Insider tip: Sometimes you can get hops because another brewery isn’t interested in extending their contracts and that leaves hops open in future years.
- Stay Connected – Developing a relationship with a hop merchant will usually get you the inside scoop first. Some brewers aren’t even to that point. They have a little trouble staying connected during a negotiation. If you’re talking to somebody about buying hops for your brewery, please don’t drop off the face of the Earth in the middle of the email exchange. Time after time we have brewers contact us sounding as if it’s urgent that they buy hops right away … a few emails get traded back and forth then they disappear into an abyss. The disappearance itself is not really the problem. We all get busy. The problem arises when the brewer reappears after some time (it can be weeks or even months later) as if there was never an interruption in the conversation. They expect everything to be the same as when they left. Trust me, it won’t be. When a brewer disappears, we usually figure they bought their hops somewhere else. As the supply side tightens the length of time an offer will remain valid will shorten. Back in 2008, I remember 24 hours was a normal validity time for an offer. Once an offer has expired, you can’t sign it, send it back and expect it to be valid. Unless we have an open offer outstanding, the hop merchant is not setting anything aside for anybody if there are other people demanding those hops.

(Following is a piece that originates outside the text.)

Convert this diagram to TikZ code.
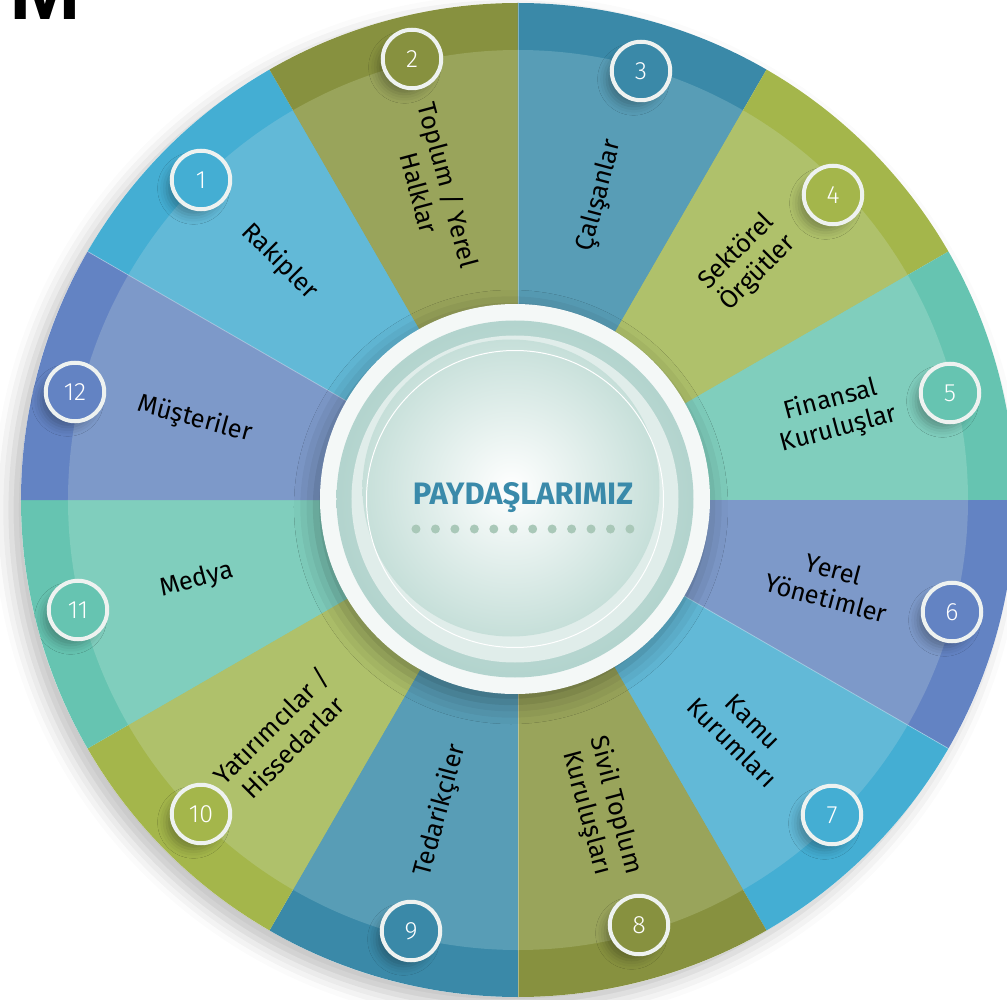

Pro Tip: If you drop off the face of the Earth in the middle of a conversation about buying hops with the person from whom you’re hoping to buy them, you shouldn’t assume those hops will be there when you get back.

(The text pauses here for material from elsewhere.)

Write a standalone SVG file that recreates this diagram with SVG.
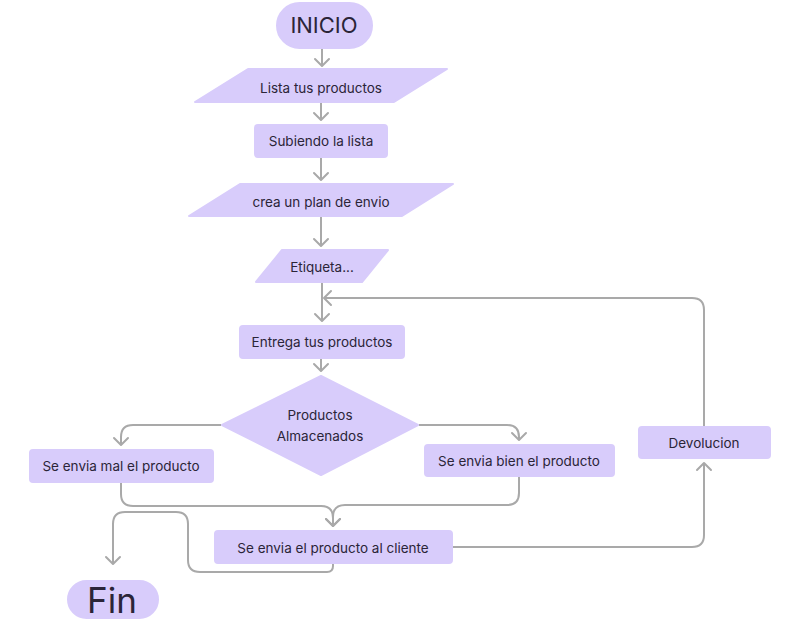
<svg xmlns="http://www.w3.org/2000/svg" width="800" height="620" viewBox="0 0 800 620">
<defs>
<marker id="ah" markerUnits="userSpaceOnUse" markerWidth="20" markerHeight="20" viewBox="-10 -10 20 20" refX="0" refY="0" orient="auto">
<path d="M-7,-7 L0,0 L-7,7" fill="none" stroke="#a9a9a9" stroke-width="2" stroke-linecap="round" stroke-linejoin="round"/>
</marker>
<style>
.n{fill:#d8ccfb;stroke:#d8ccfb;stroke-width:2;stroke-linejoin:round}
.t{font-family:Inter,"Noto Sans","Liberation Sans",sans-serif;font-size:13.5px;fill:#2b2538;text-anchor:middle}
.c path{fill:none;stroke:#a9a9a9;stroke-width:2;marker-end:url(#ah)}
</style>
</defs>
<rect width="800" height="620" fill="#ffffff"/>
<g class="c" id="connectors">
<path d="M322 48 V66"/>
<path d="M321 103 V120"/>
<path d="M321 158 V180"/>
<path d="M321 217 V246"/>
<path d="M322 283 V321"/>
<path d="M704 426 V310 Q704 298 692 298 H324"/>
<path d="M321 358 V371"/>
<path d="M221 425 H133 Q121 425 121 437 V445"/>
<path d="M419 425 H507 Q519 425 519 437 V440"/>
<path d="M121 483 V494 Q121 506 133 506 H321 Q333 506 333 518 V526"/>
<path d="M519 477 V493 Q519 505 507 505 H345 Q333 505 333 517 V526"/>
<path d="M452 547 H692 Q704 547 704 535 V463"/>
<path d="M333 563 V566 Q333 572 327 572 H200 Q188 572 188 560 V524 Q188 512 176 512 H125 Q113 512 113 524 V564"/>
</g>
<g id="inicio"><rect class="n" x="277" y="3" width="95" height="45" rx="22.5"/><text class="t" x="324" y="33" style="font-size:22px">INICIO</text></g>
<g id="lista"><polygon class="n" points="248,69 447,69 394,102 195,102"/><text class="t" x="321" y="93">Lista tus productos</text></g>
<g id="subiendo"><rect class="n" x="255" y="125" width="132" height="32" rx="3"/><text class="t" x="321" y="146">Subiendo la lista</text></g>
<g id="crea"><polygon class="n" points="240,184 453,184 402,216 189,216"/><text class="t" x="321" y="207">crea un plan de envio</text></g>
<g id="etiqueta"><polygon class="n" points="282,250 388,250 362,282 256,282"/><text class="t" x="322" y="272">Etiqueta...</text></g>
<g id="entrega"><rect class="n" x="240" y="326" width="164" height="32" rx="3"/><text class="t" x="322" y="347">Entrega tus productos</text></g>
<g id="almacenados"><polygon class="n" points="321,376 418,425 321,475 222,425"/><text class="t" x="320" y="420">Productos</text><text class="t" x="320" y="441">Almacenados</text></g>
<g id="mal"><rect class="n" x="30" y="450" width="183" height="32" rx="3"/><text class="t" x="121" y="471">Se envia mal el producto</text></g>
<g id="bien"><rect class="n" x="425" y="445" width="189" height="31" rx="3"/><text class="t" x="519" y="466">Se envia bien el producto</text></g>
<g id="devolucion"><rect class="n" x="639" y="427" width="131" height="31" rx="3"/><text class="t" x="704" y="448">Devolucion</text></g>
<g id="cliente"><rect class="n" x="215" y="531" width="237" height="32" rx="3"/><text class="t" x="333" y="553">Se envia el producto al cliente</text></g>
<g id="fin"><rect class="n" x="68" y="581" width="90" height="37" rx="18.5"/><text class="t" x="112" y="613" style="font-size:35px">Fin</text></g>
</svg>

- Consistency – Brew using hops you know you’ll be able to get consistently. With variety shortages happening every year lately, you should know some substitutes you can use in case you’re not able to get the hops you need. Some proprietary varieties out there have very restricted supply. You probably know the ones I’m talking about … the ones you can never get. Unless you’re comfortable with your brand being dependent upon somebody else’s business plans, you might want to think twice about basing one of your beer brands on a hop variety that’s not Open Source.